- Goal: Transcribe the records below exactly, leaving out any pictures.
# Records start
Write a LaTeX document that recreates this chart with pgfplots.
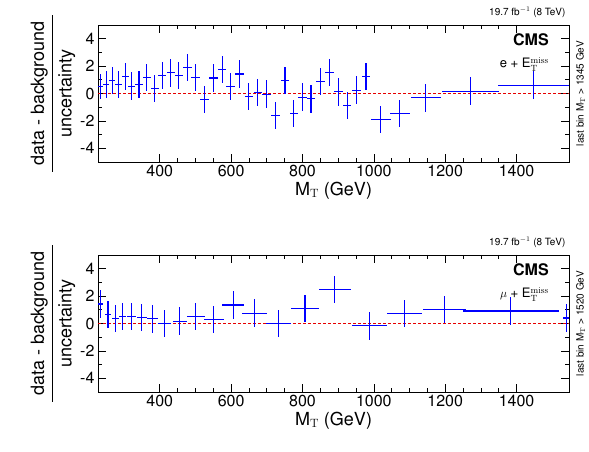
\documentclass[border=0pt]{standalone}
\usepackage{pgfplots}
\pgfplotsset{compat=1.18}
\usepackage[T1]{fontenc}
\usepackage{helvet}
\renewcommand\familydefault{\sfdefault}
\definecolor{dblue}{RGB}{0,0,255}
\definecolor{dred}{RGB}{230,0,0}
\begin{document}
\begin{tikzpicture}
\useasboundingbox (0pt,0pt) rectangle (589pt,452pt);
\pgfplotsset{
 panel/.style={width=471pt,height=137pt,scale only axis,
  xmin=227,xmax=1547,ymin=-5,ymax=5,
  xtick={400,600,...,1400},ytick={-4,-2,0,2,4},
  minor x tick num=3, minor y tick num=1,
  tick align=inside, xtick pos=both, ytick pos=both,
  major tick length=8pt, minor tick length=4pt,
  tick style={black,line width=0.6pt}, axis line style={line width=0.9pt},
  /pgf/number format/assume math mode=true,
  /pgf/number format/1000 sep={},
  ticklabel style={font=\fontsize{16}{16}\selectfont},
  xlabel={M$_\mathrm{T}$ (GeV)},
  xlabel style={font=\fontsize{18}{18}\selectfont, yshift=2pt},
  ylabel={\begin{tabular}{c}data - background\\[2pt]\hline\rule{0pt}{19pt}uncertainty\end{tabular}},
  ylabel style={font=\fontsize{18}{20}\selectfont, yshift=-4pt},
  clip=false},
 dat/.style={draw=none,mark=none,
  error bars/.cd, x dir=both,y dir=both,x explicit,y explicit,error mark=none,
  error bar style={draw=dblue,solid,line width=1.1pt}}
}
\begin{axis}[panel, at={(98pt,427pt)}, anchor=north west]
\addplot[draw=dred,dash pattern=on 3pt off 2pt,line width=1.2pt,forget plot] coordinates {(227,0)(1547,0)};
\addplot[dat] coordinates {
(234,0.5)+-(8,0.9) (250,0.66)+-(8,1) (267,0.95)+-(9,1) (284,0.64)+-(9,1)
(303,1.23)+-(10,1) (321,0.54)+-(10,1) (342,0.66)+-(10,1) (364,1.18)+-(11,1)
(386,0.37)+-(11,1) (407,1.33)+-(11,1) (431,1.5)+-(11,1) (453,1.3)+-(11,1)
(478,1.9)+-(12,1) (501,1.18)+-(12,1) (525,-0.42)+-(12,1) (550,1.13)+-(12,1)
(575,1.77)+-(12,1) (599,0.5)+-(12,1) (624,1.42)+-(12,1) (650,-0.2)+-(12,1)
(675,0.07)+-(12,1) (700,-0.05)+-(12,1) (725,-1.62)+-(12,1) (751,0.96)+-(12,1)
(776,-1.47)+-(12,1) (800,-0.27)+-(12,1) (824,-0.39)+-(12,1) (850,0.86)+-(12,1)
(875,1.55)+-(12,1) (901,0.12)+-(12,1) (925,-0.88)+-(12,1) (952,0.25)+-(12,1)
(978,1.23)+-(12,1) (1019,-1.89)+-(28,1) (1073,-1.47)+-(28,1) (1146,-0.32)+-(42,1)
(1271,0.17)+-(80,1) (1447,0.61)+-(100,1)};
\node[anchor=north east,font=\bfseries\fontsize{16}{16}\selectfont] at (axis cs:1500,4.6) {CMS};
\node[anchor=north east,font=\fontsize{13}{13}\selectfont] at (axis cs:1500,2.9) {e + E$_\mathrm{T}^\mathrm{miss}$};
\node[anchor=south east,font=\fontsize{10}{10}\selectfont] at (axis cs:1547,5.3) {19.7 fb$^{-1}$ (8 TeV)};
\node[rotate=90,font=\fontsize{10}{10}\selectfont] at (axis cs:1580,0) {last bin M$_\mathrm{T}$ > 1345 GeV};
\end{axis}
\begin{axis}[panel, at={(98pt,197pt)}, anchor=north west]
\addplot[draw=dred,dash pattern=on 3pt off 2pt,line width=1.2pt,forget plot] coordinates {(227,0)(1547,0)};
\addplot[dat] coordinates {
(234,1.42)+-(8,1) (255,0.66)+-(9,1) (275,0.37)+-(10,1) (295,0.5)+-(10,1)
(320,0.52)+-(13,1) (350,0.44)+-(14,1) (380,0.34)+-(15,1) (414,0)+-(18,1)
(456,0.17)+-(20,1) (501,0.52)+-(25,1) (551,0.27)+-(28,1) (606,1.35)+-(31,1)
(666,0.76)+-(35,1) (732,0)+-(35,1) (807,1.1)+-(40,1) (891,2.5)+-(45,1)
(987,-0.17)+-(49,1) (1087,0.74)+-(49,1) (1198,1.03)+-(59,1) (1384,0.91)+-(135,1)
(1539,0.4)+-(8,1)};
\node[anchor=north east,font=\bfseries\fontsize{16}{16}\selectfont] at (axis cs:1500,4.6) {CMS};
\node[anchor=north east,font=\fontsize{13}{13}\selectfont] at (axis cs:1500,2.9) {$\mu$ + E$_\mathrm{T}^\mathrm{miss}$};
\node[anchor=south east,font=\fontsize{10}{10}\selectfont] at (axis cs:1547,5.3) {19.7 fb$^{-1}$ (8 TeV)};
\node[rotate=90,font=\fontsize{10}{10}\selectfont] at (axis cs:1580,0) {last bin M$_\mathrm{T}$ > 1520 GeV};
\end{axis}
\end{tikzpicture}
\end{document}
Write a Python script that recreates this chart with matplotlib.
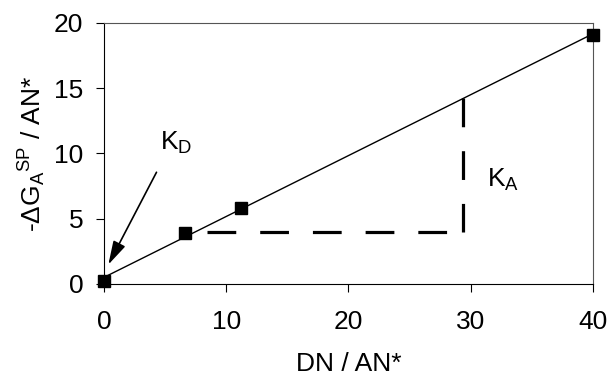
import matplotlib
matplotlib.use('Agg')
import matplotlib.pyplot as plt
import numpy as np

plt.rcParams['font.family'] = ['Liberation Sans', 'DejaVu Sans']
plt.rcParams['mathtext.fontset'] = 'custom'
plt.rcParams['mathtext.rm'] = 'Liberation Sans'
plt.rcParams['mathtext.it'] = 'Liberation Sans'
plt.rcParams['mathtext.default'] = 'regular'

# data
dn_an = [0.0, 6.6, 11.2, 40.0]
dg_an = [0.2, 3.9, 5.8, 19.1]
xticks = [0, 10, 20, 30, 40]
yticks = [0, 5, 10, 15, 20]

# construction lines for K_A
ka_x0, ka_x1 = 8.4, 29.4
ka_y0 = 4.0

slope, icpt = np.polyfit(dn_an, dg_an, 1)
xfit = np.array([0.0, 40.0])
yfit = icpt + slope * xfit

fig = plt.figure(figsize=(6.1, 3.75), dpi=100)
ax = fig.add_axes([0.1705, 0.2427, 0.8015, 0.696])

ax.plot(xfit, yfit, '-', color='black', lw=1.0)
ax.plot(dn_an, dg_an, 's', color='black', ms=8.5, clip_on=False, zorder=5)

ytop = icpt + slope * ka_x1
ax.plot([ka_x0, ka_x1], [ka_y0, ka_y0], color='black', lw=2.3, dashes=(9, 7.5), dash_capstyle='butt')
ax.plot([ka_x1, ka_x1], [ytop, ka_y0], color='black', lw=2.3, dashes=(9, 7.5), dash_capstyle='butt')

ax.annotate('', xy=(0.25, 1.3), xytext=(4.4, 8.75),
            arrowprops=dict(arrowstyle='-|>,head_length=0.9,head_width=0.25', color='black', lw=1.2, mutation_scale=16))
ax.text(4.6, 10.8, r'$K_D$', fontsize=19, ha='left', va='center')
ax.text(31.3, 8.0, r'$K_A$', fontsize=19, ha='left', va='center')

ax.set_xlim(0, 40)
ax.set_ylim(0, 20)
ax.set_xticks(xticks)
ax.set_yticks(yticks)
ax.tick_params(direction='out', length=6, width=0.8, labelsize=19, pad=9)
ax.tick_params(axis='x', pad=13)
ax.set_xlabel('DN / AN*', fontsize=19, labelpad=13)
ax.set_ylabel(r'-$\Delta G_A{}^{SP}$ / AN*', fontsize=19, labelpad=4)
for s in ax.spines.values():
    s.set_linewidth(0.8)
ax.spines['top'].set_color('#555555')
ax.spines['right'].set_color('#555555')

plt.savefig('out.png', dpi=100)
# Records end
- Answer to this exercise:
Write a LaTeX document that recreates this chart with pgfplots.
\documentclass[border=0pt]{standalone}
\usepackage{pgfplots}
\pgfplotsset{compat=1.18}
\usepackage[T1]{fontenc}
\usepackage{helvet}
\renewcommand\familydefault{\sfdefault}
\definecolor{dblue}{RGB}{0,0,255}
\definecolor{dred}{RGB}{230,0,0}
\begin{document}
\begin{tikzpicture}
\useasboundingbox (0pt,0pt) rectangle (589pt,452pt);
\pgfplotsset{
 panel/.style={width=471pt,height=137pt,scale only axis,
  xmin=227,xmax=1547,ymin=-5,ymax=5,
  xtick={400,600,...,1400},ytick={-4,-2,0,2,4},
  minor x tick num=3, minor y tick num=1,
  tick align=inside, xtick pos=both, ytick pos=both,
  major tick length=8pt, minor tick length=4pt,
  tick style={black,line width=0.6pt}, axis line style={line width=0.9pt},
  /pgf/number format/assume math mode=true,
  /pgf/number format/1000 sep={},
  ticklabel style={font=\fontsize{16}{16}\selectfont},
  xlabel={M$_\mathrm{T}$ (GeV)},
  xlabel style={font=\fontsize{18}{18}\selectfont, yshift=2pt},
  ylabel={\begin{tabular}{c}data - background\\[2pt]\hline\rule{0pt}{19pt}uncertainty\end{tabular}},
  ylabel style={font=\fontsize{18}{20}\selectfont, yshift=-4pt},
  clip=false},
 dat/.style={draw=none,mark=none,
  error bars/.cd, x dir=both,y dir=both,x explicit,y explicit,error mark=none,
  error bar style={draw=dblue,solid,line width=1.1pt}}
}
\begin{axis}[panel, at={(98pt,427pt)}, anchor=north west]
\addplot[draw=dred,dash pattern=on 3pt off 2pt,line width=1.2pt,forget plot] coordinates {(227,0)(1547,0)};
\addplot[dat] coordinates {
(234,0.5)+-(8,0.9) (250,0.66)+-(8,1) (267,0.95)+-(9,1) (284,0.64)+-(9,1)
(303,1.23)+-(10,1) (321,0.54)+-(10,1) (342,0.66)+-(10,1) (364,1.18)+-(11,1)
(386,0.37)+-(11,1) (407,1.33)+-(11,1) (431,1.5)+-(11,1) (453,1.3)+-(11,1)
(478,1.9)+-(12,1) (501,1.18)+-(12,1) (525,-0.42)+-(12,1) (550,1.13)+-(12,1)
(575,1.77)+-(12,1) (599,0.5)+-(12,1) (624,1.42)+-(12,1) (650,-0.2)+-(12,1)
(675,0.07)+-(12,1) (700,-0.05)+-(12,1) (725,-1.62)+-(12,1) (751,0.96)+-(12,1)
(776,-1.47)+-(12,1) (800,-0.27)+-(12,1) (824,-0.39)+-(12,1) (850,0.86)+-(12,1)
(875,1.55)+-(12,1) (901,0.12)+-(12,1) (925,-0.88)+-(12,1) (952,0.25)+-(12,1)
(978,1.23)+-(12,1) (1019,-1.89)+-(28,1) (1073,-1.47)+-(28,1) (1146,-0.32)+-(42,1)
(1271,0.17)+-(80,1) (1447,0.61)+-(100,1)};
\node[anchor=north east,font=\bfseries\fontsize{16}{16}\selectfont] at (axis cs:1500,4.6) {CMS};
\node[anchor=north east,font=\fontsize{13}{13}\selectfont] at (axis cs:1500,2.9) {e + E$_\mathrm{T}^\mathrm{miss}$};
\node[anchor=south east,font=\fontsize{10}{10}\selectfont] at (axis cs:1547,5.3) {19.7 fb$^{-1}$ (8 TeV)};
\node[rotate=90,font=\fontsize{10}{10}\selectfont] at (axis cs:1580,0) {last bin M$_\mathrm{T}$ > 1345 GeV};
\end{axis}
\begin{axis}[panel, at={(98pt,197pt)}, anchor=north west]
\addplot[draw=dred,dash pattern=on 3pt off 2pt,line width=1.2pt,forget plot] coordinates {(227,0)(1547,0)};
\addplot[dat] coordinates {
(234,1.42)+-(8,1) (255,0.66)+-(9,1) (275,0.37)+-(10,1) (295,0.5)+-(10,1)
(320,0.52)+-(13,1) (350,0.44)+-(14,1) (380,0.34)+-(15,1) (414,0)+-(18,1)
(456,0.17)+-(20,1) (501,0.52)+-(25,1) (551,0.27)+-(28,1) (606,1.35)+-(31,1)
(666,0.76)+-(35,1) (732,0)+-(35,1) (807,1.1)+-(40,1) (891,2.5)+-(45,1)
(987,-0.17)+-(49,1) (1087,0.74)+-(49,1) (1198,1.03)+-(59,1) (1384,0.91)+-(135,1)
(1539,0.4)+-(8,1)};
\node[anchor=north east,font=\bfseries\fontsize{16}{16}\selectfont] at (axis cs:1500,4.6) {CMS};
\node[anchor=north east,font=\fontsize{13}{13}\selectfont] at (axis cs:1500,2.9) {$\mu$ + E$_\mathrm{T}^\mathrm{miss}$};
\node[anchor=south east,font=\fontsize{10}{10}\selectfont] at (axis cs:1547,5.3) {19.7 fb$^{-1}$ (8 TeV)};
\node[rotate=90,font=\fontsize{10}{10}\selectfont] at (axis cs:1580,0) {last bin M$_\mathrm{T}$ > 1520 GeV};
\end{axis}
\end{tikzpicture}
\end{document}
Write a Python script that recreates this chart with matplotlib.
import matplotlib
matplotlib.use('Agg')
import matplotlib.pyplot as plt
import numpy as np

plt.rcParams['font.family'] = ['Liberation Sans', 'DejaVu Sans']
plt.rcParams['mathtext.fontset'] = 'custom'
plt.rcParams['mathtext.rm'] = 'Liberation Sans'
plt.rcParams['mathtext.it'] = 'Liberation Sans'
plt.rcParams['mathtext.default'] = 'regular'

# data
dn_an = [0.0, 6.6, 11.2, 40.0]
dg_an = [0.2, 3.9, 5.8, 19.1]
xticks = [0, 10, 20, 30, 40]
yticks = [0, 5, 10, 15, 20]

# construction lines for K_A
ka_x0, ka_x1 = 8.4, 29.4
ka_y0 = 4.0

slope, icpt = np.polyfit(dn_an, dg_an, 1)
xfit = np.array([0.0, 40.0])
yfit = icpt + slope * xfit

fig = plt.figure(figsize=(6.1, 3.75), dpi=100)
ax = fig.add_axes([0.1705, 0.2427, 0.8015, 0.696])

ax.plot(xfit, yfit, '-', color='black', lw=1.0)
ax.plot(dn_an, dg_an, 's', color='black', ms=8.5, clip_on=False, zorder=5)

ytop = icpt + slope * ka_x1
ax.plot([ka_x0, ka_x1], [ka_y0, ka_y0], color='black', lw=2.3, dashes=(9, 7.5), dash_capstyle='butt')
ax.plot([ka_x1, ka_x1], [ytop, ka_y0], color='black', lw=2.3, dashes=(9, 7.5), dash_capstyle='butt')

ax.annotate('', xy=(0.25, 1.3), xytext=(4.4, 8.75),
            arrowprops=dict(arrowstyle='-|>,head_length=0.9,head_width=0.25', color='black', lw=1.2, mutation_scale=16))
ax.text(4.6, 10.8, r'$K_D$', fontsize=19, ha='left', va='center')
ax.text(31.3, 8.0, r'$K_A$', fontsize=19, ha='left', va='center')

ax.set_xlim(0, 40)
ax.set_ylim(0, 20)
ax.set_xticks(xticks)
ax.set_yticks(yticks)
ax.tick_params(direction='out', length=6, width=0.8, labelsize=19, pad=9)
ax.tick_params(axis='x', pad=13)
ax.set_xlabel('DN / AN*', fontsize=19, labelpad=13)
ax.set_ylabel(r'-$\Delta G_A{}^{SP}$ / AN*', fontsize=19, labelpad=4)
for s in ax.spines.values():
    s.set_linewidth(0.8)
ax.spines['top'].set_color('#555555')
ax.spines['right'].set_color('#555555')

plt.savefig('out.png', dpi=100)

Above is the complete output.